Nous avons vu dans le passé ce qu'il est advenu du racisme ordinaire. En quelques années, il est devenu génocide perpétré dans la quasi indifférence générale ; avec la complicité silencieuse de la communauté internationale.
Nous voyons, sans pouvoir intervenir, ce qui se passe dans un pays proche de nous entre des communautés qui vivaient ensemble en paix, dont les membres étaient souvent unis par les liens du mariage ou de l'amitié. Nous voyons les menaces qui pèsent sur nos valeurs et la paix sociale dans chacun de nos pays, à travers les menées grandissantes de ceux qui tentent parfois avec succès de mobiliser les inquiétudes des populations les plus déshéritées contre des boucs émissaires désignés comme les responsables de tous les maux.
Alors qu'en Afrique du Sud, Blancs et Noirs sont en train de trouver le chemin redonnant aux uns et aux antres la dignité et l'espoir, en Europe l'Histoire bafouille. l'Histoire se répète.
Il faut être conscient du grave danger qui nous menace tous. Cette Europe, fondée sur la réconciliation et la démocratie, que nous avons commencé à construire au lendemain de la 2ème guerre mondiale pour mettre fin aux combats fratricides entre nous sans qu'Auschwitz ne soit plus jamais possible, cette Europe se délite alors qu'elle vient à peine de se réunir.

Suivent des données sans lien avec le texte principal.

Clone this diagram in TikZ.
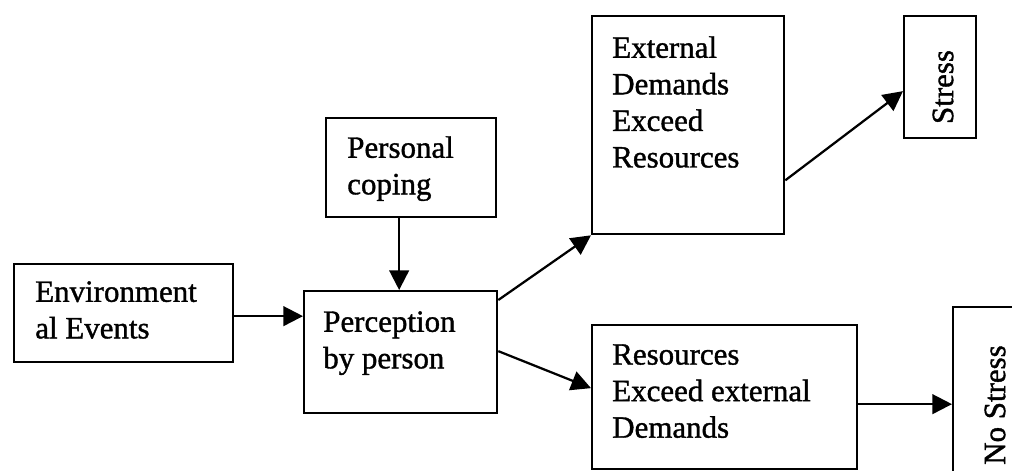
\documentclass[tikz,border=0pt]{standalone}
\usepackage{fontspec}
\setmainfont{Liberation Serif}[FakeBold=1.2]
\usetikzlibrary{arrows.meta, positioning, calc}

\begin{document}
\begin{tikzpicture}[x=0.025cm, y=-0.025cm,
  stage/.style={draw, line width=1.6pt, inner sep=0pt, anchor=north west},
  caption/.style={align=left, inner sep=0pt, anchor=north west, font=\fontsize{22}{26}\selectfont},
  flow/.style={line width=1.6pt, -{Triangle[length=14pt,width=14pt]}}]

  % Frame of the picture
  \useasboundingbox (0,0) rectangle (1012,470);
  \clip (0,0) rectangle (1012,470);

  % Boxes
  \node[stage, minimum width=5.475cm, minimum height=2.45cm] (env) at (13,263) {};
  \node[stage, minimum width=4.25cm, minimum height=2.475cm] (coping) at (325,117) {};
  \node[stage, minimum width=4.825cm, minimum height=3.05cm] (percep) at (303,290) {};
  \node[stage, minimum width=4.8cm, minimum height=5.45cm] (extern) at (591,15) {};
  \node[stage, minimum width=1.8cm, minimum height=3.05cm] (stress) at (903,15) {};
  \node[stage, minimum width=6.625cm, minimum height=3.6cm] (resrc) at (591,324) {};
  \node[stage, minimum width=2.25cm, minimum height=5cm] (nostress) at (952,306) {};

  % Texts in the boxes
  \node[caption] (envtxt) at (35,281) {Environment\\al Events};
  \node[caption] (copingtxt) at (347,136) {Personal\\coping};
  \node[caption] (perceptxt) at (323,311) {Perception\\by person};
  \node[caption] (externtxt) at (612,36) {External\\Demands\\Exceed\\Resources};
  \node[caption] (resrctxt) at (612,344) {Resources\\Exceed external\\Demands};
  \node[caption, anchor=center, rotate=90] (stresstxt) at (943,87) {Stress};
  \node[caption, anchor=center, rotate=90] (nostresstxt) at (995,405) {No Stress};

  % Arrows
  \draw[flow] ($(env.east)+(0,3)$) -- ($(env.east -| percep.west)+(0,3)$);
  \draw[flow] ($(coping.south)+(-12,0)$) -- ($(coping.south |- percep.north)+(-12,0)$);
  \draw[flow] ($(percep.north east)+(0,10)$) -- (extern.south west);
  \draw[flow] ($(extern.south east)+(0,-55)$) -- ($(stress.west)+(0,14)$);
  \draw[flow] ($(percep.east)+(0,-1)$) -- ($(resrc.west)+(0,-9)$);
  \draw[flow] ($(resrc.east)+(0,7)$) -- ($(resrc.east -| nostress.west)+(0,7)$);
\end{tikzpicture}
\end{document}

Elle se délite, et risque de sombrer dans le chaos, parce qu'à nouveau les égoïsmes nationaux l'emportent, parce qu'à nouveau les nationalismes et intégrismes extrêmes l'emportent sur la volonté de s'unir pour défendre ensemble nos valeurs et nos intérêts.
Le Conseil de l'Europe, pour sa part, s'emploie inlassablement à définir les instruments pour y parvenir. Je souhaite que nos Gouvernements lui apportent un fort soutien pour poursuivre dans cette voie.
Seule une forte détermination pour surmonter nos différences et préserver ensemble la démocratie et les principes des droits de l'Homme, pour lutter ensemble contre ces maux insidieux que sont le racisme, la xénophobie et l'intolérance, permettra de sauvegarder les formidables avancées des dernières décennies dans la voie de la démocratie et de la paix.
Ne nous y trompons pas, les questions qui sous réunissent aujourd'hui constituent bien les enjeux de demain. C'est bien de l'avenir de l'Europe qu'il s'agit, et du maintien de la démocratie, de la liberté et de la paix dans nos pays.